Recently, Swedish researchers Susanne Dodillet and Petra Östergren published a paper on the Swedish model, The Swedish Sex Purchase Act: Claimed Success and Documented Effects (be warned about the language: it’s generally supportive, but it uses the p-word). The paper is a must read for anyone with an interest in this topic. Briefly put, it’s conclusions can be summarised as follows: contrary to claims otherwise, the Swedish legislation does not appear to have reduced the size of the Swedish sex industry, has not deterred clients, is unsupported by Swedish sex workers and may make sex work more dangerous and increase risk of STIs. As noted in a survey quoted in the report, support for criminalisation in Sweden is strong, however, the majority of people surveyed support the criminalisation of sex workers as well as clients.

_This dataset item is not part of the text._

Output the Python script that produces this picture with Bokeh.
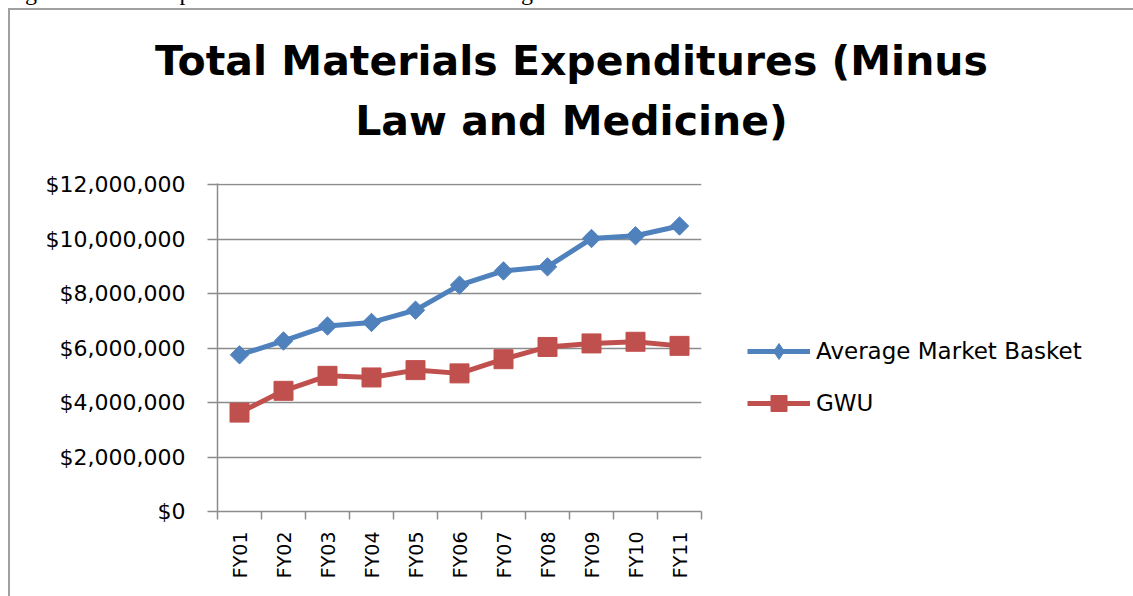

[...W]hile the legislation does not specifically criminalise the sex worker, it criminalises everyone around the sex worker. It becomes illegal to rent a room, house, hotel room or apartment for anyone to do sex work out of, or the land lord risks being charged with pimping. The real world implication of this, of course, is that if a sex worker’s sex work status is revealed, they are most likely going to be evicted even if they are not working from that property, as the land lord will fear being charged under Sweden’s strict pimping laws. ‘Pimping’ is also a charge applied to anyone who assists in finding clients, provides security services, or allows advertising for sex workers. Sex workers cannot work together or they risk being charged with pimping each other, which dramatically decreases our opportunity to look out for each other’s safety, reduce overhead costs, and establish peer support networks, which are known to be our most effective method of reducing the STI rate. Services which provide support to sex workers risk running foul of legislators who oppose anything that looks like ‘promoting’ sex work, which may even include distribution of condoms to sex workers. Sex worker organisations do not receive condoms from the government and are not able to buy them in bulk, so have found themselves forced to obtain them from organisations that provide them to men who have sex with men.
[...]I should note: the legislation, of course, is not inclusive of all women. When it is stated that sex work is ‘male violence against women’, what is meant is ‘cis male violence against cis women’. Women working explicitly as trans women (and cis and trans male sex workers) are completely erased in both legislation and discussion. They don’t fit neatly into the analysis, so they’re just ignored. As I’ve stated before, if your analysis doesn’t fit the affected community, it’s not the community that needs to change.
It’s a pretty simple decision to me: when the choice is between a legislative model that has been demonstrated to have some of the best health and safety outcomes for sex workers, and a legislative model that has the negative impacts on us listed above, I’m going to support the model that promotes our health, safety and well-being, and that sex workers actually want to work under. It’s not only the humane choice, it’s the feminist choice.
There was far more in the original. Good article.